Whether you are investing within the Thrift Savings Plan (TSP), through an Individual Retirement Arrangement (IRA), or both, adding a little bit more to your contributions regularly is a painless way to build up your savings even faster.

There are five easy-to-identify times when it won't hurt your wallet to increase those contributions.

1. With a Promotion

There are two situations when it is particularly easy to increase your retirement contributions: A promotion is one of them. The increase that comes with a promotion can be anywhere from $100 a month to more than $1,000 per month. As soon as you start getting paid the new amount, log into your TSP account and increase your contribution, or change the automatic transfer to your IRA. It will really add up!

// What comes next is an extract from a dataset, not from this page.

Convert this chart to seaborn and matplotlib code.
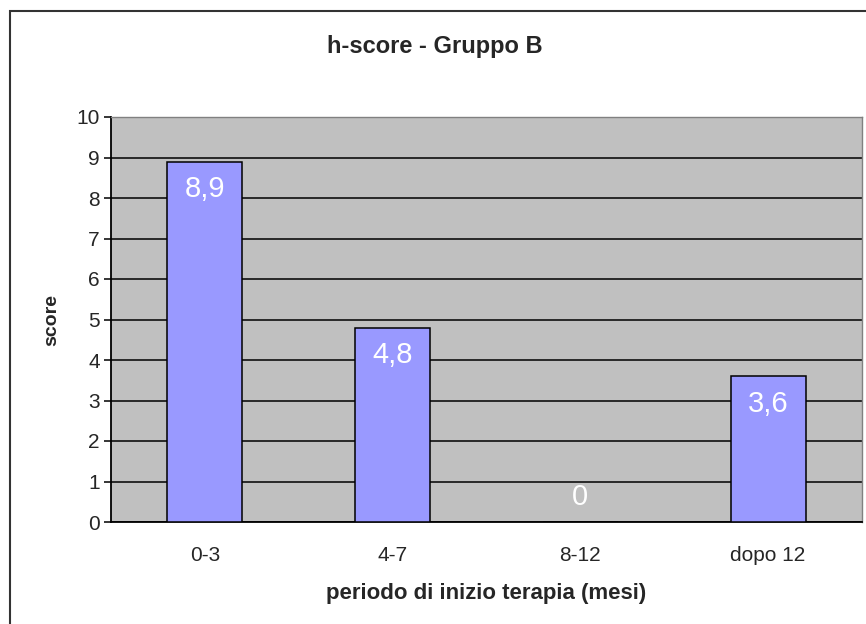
import matplotlib
matplotlib.use("Agg")
import matplotlib.pyplot as plt
import seaborn as sns
import pandas as pd
from matplotlib.patches import Rectangle

categories = ["0-3", "4-7", "8-12", "dopo 12"]
scores = [8.9, 4.8, 0.0, 3.6]
labels = ["8,9", "4,8", "0", "3,6"]

df = pd.DataFrame({"periodo": categories, "score": scores})

sns.set_style("white")
plt.rcParams["font.family"] = ["Liberation Sans", "DejaVu Sans"]

fig = plt.figure(figsize=(8.66, 6.24), dpi=100)
ax = fig.add_axes([111 / 866, 1 - 522 / 624, 751 / 866, 405 / 624])
ax.set_facecolor("#C0C0C0")

sns.barplot(data=df, x="periodo", y="score", color="#9999FF", width=0.4,
            edgecolor="black", linewidth=1.1, saturation=1, ax=ax, zorder=3)

ax.set_xlim(-0.5, 3.5)
ax.set_ylim(0, 10)
ax.set_yticks(range(0, 11))
ax.yaxis.grid(True, color="black", linewidth=1.1, zorder=0)
ax.set_axisbelow(True)

ax.set_xticks([-0.5, 0.5, 1.5, 2.5, 3.5], minor=True)
ax.tick_params(axis="x", which="major", length=0, labelsize=15, pad=17)
ax.tick_params(axis="x", which="minor", length=6, width=1.1, color="black", direction="out")
ax.tick_params(axis="y", which="major", length=5, width=1.1, color="black", direction="out",
               labelsize=15, pad=3, left=True)

for s in ["left", "bottom"]:
    ax.spines[s].set_color("black")
    ax.spines[s].set_linewidth(1.3)
for s in ["top", "right"]:
    ax.spines[s].set_color("#808080")
    ax.spines[s].set_linewidth(1.0)

for i, (v, lab) in enumerate(zip(scores, labels)):
    off = -20 if v > 0 else 18
    ax.annotate(lab, (i, v), xytext=(0, off), textcoords="offset points",
                ha="center", va="center", color="white", fontsize=21, zorder=5)

ax.set_xlabel("periodo di inizio terapia (mesi)", fontsize=16, fontweight="bold", labelpad=13)
ax.set_ylabel("score", fontsize=14, fontweight="bold", labelpad=12)
fig.text(435 / 866, 1 - 46 / 624, "h-score - Gruppo B", ha="center", va="center",
         fontsize=17, fontweight="bold")

fig.patches.append(Rectangle((10 / 866, -0.1), 1.2, 1 - 11 / 624 + 0.1, transform=fig.transFigure,
                             fill=False, edgecolor="#333333", linewidth=1.5, clip_on=False))

fig.savefig("out.png", dpi=100)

2. With a Time-in-Service Pay Increase

The other really easy time to increase your retirement savings is when you get a time-in-service pay increase. Once again, these can range from around $100 per month to more than $1,000 per month. Same drill: Log in and increase your TSP contributions, or increase the automatic transfers to your IRA. (Keep in mind, of course, the limits on contributions.)

3. Annual Pay Increases

Every year, the Defense Department pay tables are adjusted to reflect the increase in the cost of living. This increase, which is reflected in the January mid-month paycheck (end-of-month for those who opt to be paid only once a month), has ranged from 1.0% to 6.9% over the last few decades.

4. With a PCS Move

This may seem counterintuitive, but a Permanent Change of Station move is a great time to increase your retirement savings. Your entire spending plan is changing anyway, so you likely won't notice that money missing. What's another $20 or $200 when your entire budget has been upended?

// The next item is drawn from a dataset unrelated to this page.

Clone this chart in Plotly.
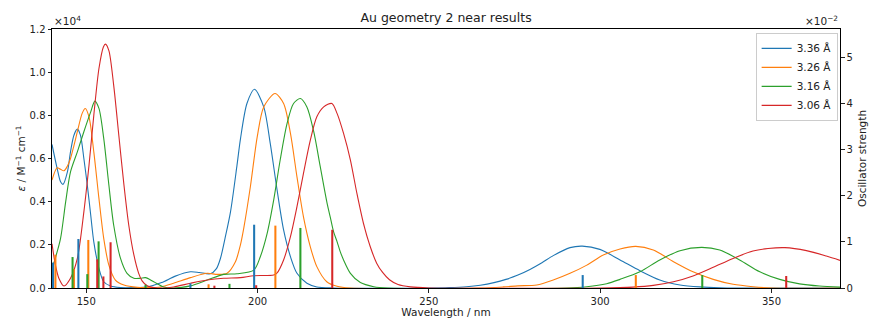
import plotly.graph_objects as go

# ---------------- data ----------------
labels = ["3.36 Å", "3.26 Å", "3.16 Å", "3.06 Å"]
colors = ["#1f77b4", "#ff7f0e", "#2ca02c", "#d62728"]

# broadened spectra (wavelength nm, epsilon M^-1 cm^-1)
blue_wl = [140.0, 141.5, 142.5, 143.2, 144.5, 145.4, 146.4, 147.4, 148.3, 149.3, 150.3, 151.3, 152.2, 153.7,
           155.1, 157.1, 160.0, 164.0, 168.0, 172.0, 176.0, 180.4, 183.0, 186.2, 188.0, 189.2, 190.5, 192.1,
           194.0, 195.0, 196.9, 199.1, 201.8, 203.7, 205.7, 207.6, 209.6, 211.5, 214.4, 217.3, 222.0, 250.0,
           256.0, 261.0, 265.0, 269.0, 272.5, 276.0, 279.5, 283.0, 286.3, 291.2, 294.8, 299.9, 305.8, 311.6,
           317.4, 323.3, 329.1, 335.0, 340.0, 370.0]
blue_eps = [6650, 5540, 4920, 4800, 5380, 6310, 7080, 7360, 7080, 6000, 4770, 3380, 2140, 910,
            290, 90, 20, 20, 60, 250, 550, 750, 720, 660, 900, 1390, 2300, 3530,
            5690, 6900, 8550, 9210, 8390, 6700, 4540, 2690, 1450, 680, 220, 50, 0, 0,
            20, 60, 130, 250, 400, 600, 860, 1170, 1500, 1870, 1940, 1790, 1300, 800,
            370, 140, 50, 10, 0, 0]

orange_wl = [140.0, 141.5, 142.5, 143.5, 144.5, 145.4, 146.4, 147.4, 148.8, 149.7, 150.8, 152.2, 153.7, 155.1,
             156.6, 158.5, 161.0, 165.0, 168.0, 171.7, 175.5, 180.4, 185.3, 188.2, 191.1, 193.5, 195.0, 196.0,
             197.9, 199.9, 201.8, 205.1, 207.6, 209.6, 211.5, 213.4, 215.4, 217.3, 220.2, 223.2, 227.0, 265.0,
             271.7, 276.0, 281.5, 286.3, 291.2, 296.1, 300.9, 305.8, 310.4, 315.5, 321.4, 327.1, 333.0, 338.8,
             344.6, 350.0, 370.0]
orange_eps = [5000, 5570, 5500, 5430, 5650, 6000, 6600, 7240, 8090, 8320, 7930, 6310, 4150, 2300,
              1060, 370, 140, 30, 20, 50, 220, 480, 680, 630, 680, 1200, 2000, 2800,
              4690, 7000, 8390, 9010, 8550, 7160, 5150, 3300, 1910, 990, 290, 80, 0, 0,
              50, 100, 140, 370, 680, 1060, 1530, 1810, 1930, 1760, 1220, 750, 400, 170,
              60, 0, 0]

green_wl = [140.0, 141.0, 142.5, 144.0, 145.4, 147.4, 149.3, 151.3, 152.5, 153.7, 155.1, 156.6, 158.0, 160.0,
            161.9, 163.9, 165.8, 167.3, 169.7, 172.6, 175.5, 180.4, 185.3, 190.1, 194.0, 198.9, 200.8, 202.8,
            204.7, 206.6, 208.6, 210.5, 212.5, 214.4, 216.4, 218.3, 220.3, 221.2, 222.2, 223.2, 224.1, 225.1,
            227.1, 230.0, 233.9, 238.0, 290.0, 296.1, 301.9, 305.8, 311.6, 317.4, 323.3, 329.6, 334.9, 340.7,
            346.6, 352.4, 358.2, 364.0, 370.0]
green_eps = [900, 1400, 2300, 4000, 5380, 6310, 7240, 8160, 8660, 8320, 6930, 4770, 2920, 1370,
             680, 450, 450, 480, 290, 50, 0, 100, 370, 630, 660, 830, 1450, 2530,
             4070, 5930, 7620, 8550, 8780, 8390, 7240, 5620, 3920, 3300, 2600, 2150, 1700, 1300,
             680, 250, 60, 0, 0, 60, 200, 400, 750, 1300, 1730, 1880, 1760, 1300,
             750, 400, 190, 90, 40]

red_wl = [140.0, 141.0, 142.0, 143.5, 145.4, 147.4, 149.3, 150.8, 152.2, 153.7, 155.0, 155.6, 156.6, 158.0,
          159.5, 161.0, 162.4, 163.9, 165.3, 166.3, 167.8, 170.7, 175.5, 180.4, 185.3, 190.1, 195.0, 198.9,
          204.7, 205.7, 207.6, 209.6, 211.5, 213.4, 215.4, 217.3, 219.3, 221.7, 223.2, 225.1, 227.1, 229.0,
          230.9, 232.9, 234.8, 236.5, 238.5, 241.0, 244.6, 250.0, 300.0, 309.6, 315.5, 321.4, 327.1, 333.0,
          338.8, 344.6, 349.0, 353.9, 360.2, 366.0, 370.0]
red_eps = [2050, 1060, 450, 90, 450, 1370, 3530, 5690, 8000, 10170, 11170, 11300, 11000, 9400,
           7080, 4770, 2920, 1530, 680, 330, 100, 0, 50, 220, 370, 450, 480, 570,
           600, 700, 1300, 2380, 3770, 5310, 6850, 7930, 8390, 8550, 8090, 7160, 5930, 4380,
           3000, 1910, 1140, 720, 380, 160, 50, 0, 0, 40, 120, 290, 560, 960,
           1370, 1710, 1830, 1870, 1730, 1480, 1280]

# stick spectra (wavelength nm, oscillator strength)
blue_stick_wl = [140.3, 147.7, 180.4, 199.0, 294.9]
blue_stick_f = [0.0055, 0.0106, 0.0010, 0.0137, 0.0028]
orange_stick_wl = [141.0, 146.4, 150.6, 185.7, 205.2, 310.4]
orange_stick_f = [0.0072, 0.0041, 0.0104, 0.0008, 0.0135, 0.0028]
green_stick_wl = [146.0, 150.3, 153.6, 167.3, 191.8, 212.5, 329.8]
green_stick_f = [0.0067, 0.0030, 0.0101, 0.0007, 0.0009, 0.0130, 0.0028]
red_stick_wl = [153.2, 155.0, 157.1, 187.4, 199.6, 221.8, 354.3]
red_stick_f = [0.0062, 0.0025, 0.0099, 0.0005, 0.0006, 0.0126, 0.0026]

left_ticks = [0, 2000, 4000, 6000, 8000, 10000, 12000]
left_ticktext = ["0.0", "0.2", "0.4", "0.6", "0.8", "1.0", "1.2"]
right_ticks = [0, 0.01, 0.02, 0.03, 0.04, 0.05]
right_ticktext = ["0", "1", "2", "3", "4", "5"]
x_ticks = [150, 200, 250, 300, 350]

curves = [(blue_wl, blue_eps), (orange_wl, orange_eps), (green_wl, green_eps), (red_wl, red_eps)]
sticks = [(blue_stick_wl, blue_stick_f), (orange_stick_wl, orange_stick_f),
          (green_stick_wl, green_stick_f), (red_stick_wl, red_stick_f)]

# ---------------- figure ----------------
fig = go.Figure()
FONT = "DejaVu Sans"

for (wl, eps), lab, col in zip(curves, labels, colors):
    fig.add_trace(go.Scatter(x=wl, y=eps, mode="lines", name=lab,
                             line=dict(color=col, width=1.1, shape="spline", smoothing=0.8),
                             yaxis="y", cliponaxis=True))

for (wl, f), col in zip(sticks, colors):
    fig.add_trace(go.Bar(x=wl, y=f, width=0.6, marker=dict(color=col, line=dict(width=0)),
                         showlegend=False, yaxis="y2"))

fig.update_layout(
    width=870, height=320,
    margin=dict(l=52, r=30, t=29, b=32, autoexpand=False),
    paper_bgcolor="white", plot_bgcolor="white",
    font=dict(family=FONT, size=10, color="#222"),
    barmode="overlay",
    title=dict(text="Au geometry 2 near results", x=0.5127, xanchor="center", y=0.945, yanchor="middle",
               font=dict(size=12.5, family=FONT, color="#222")),
    xaxis=dict(range=[140, 370], tickvals=x_ticks, ticks="outside", ticklen=3.5, tickcolor="#222",
               showline=True, linecolor="black", linewidth=1, mirror=True, showgrid=False, zeroline=False,
               automargin=False,
               title=dict(text="Wavelength / nm", standoff=2, font=dict(size=10.5))),
    yaxis=dict(range=[0, 12000], tickvals=left_ticks, ticktext=left_ticktext, ticks="outside",
               ticklen=3.5, tickcolor="#222", showline=True, linecolor="black", linewidth=1,
               showgrid=False, zeroline=False, automargin=False,
               title=dict(text="<i>ε</i> / M<sup>−1</sup> cm<sup>−1</sup>", standoff=1, font=dict(size=10.5))),
    yaxis2=dict(range=[0, 0.05606], tickvals=right_ticks, ticktext=right_ticktext, overlaying="y",
                side="right", ticks="outside", ticklen=3.5, tickcolor="#222", showline=True,
                linecolor="black", linewidth=1, showgrid=False, zeroline=False, automargin=False,
                title=dict(text="Oscillator strength", standoff=6, font=dict(size=10.5))),
    legend=dict(x=0.997, xanchor="right", y=0.985, yanchor="top", bgcolor="rgba(255,255,255,0.8)",
                bordercolor="#cccccc", borderwidth=1, font=dict(size=10.5, family=FONT),
                itemwidth=30, tracegroupgap=0),
    showlegend=True,
)

fig.add_annotation(text="×10<sup>4</sup>", xref="paper", yref="paper", x=0.0, y=1.0,
                   xanchor="left", yanchor="bottom", showarrow=False, font=dict(size=10.5, family=FONT))
fig.add_annotation(text="×10<sup>−2</sup>", xref="paper", yref="paper", x=1.0, y=1.0,
                   xanchor="right", yanchor="bottom", showarrow=False, font=dict(size=10.5, family=FONT))

fig.write_html("out.html")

5. When You've Paid Off Another Bill

Whenever you pay off a bill, such as a student loan or a credit card, use some of that freed-up money to increase your retirement contributions. If you're feeling really aggressive, you can add the full amount to your retirement accounts, but you probably have other goals, too.

Feeling A Little Nervous? It's OK!

Increasing your retirement savings contributions can be scary if you already feel like your budget is tight. That's perfectly normal. Thankfully, both TSP contributions and IRA transfers can be changed pretty easily, using MyPay for the TSP or your banking or investment app for an IRA. If, after a month or two, you find that you really can't make ends meet, you can scale your contributions back again.

Set yourself up for retirement savings success by using these convenient times to increase your contributions a little bit. After a couple of years, you'll be saving a significant amount and it won't even have been that painful! How great is that?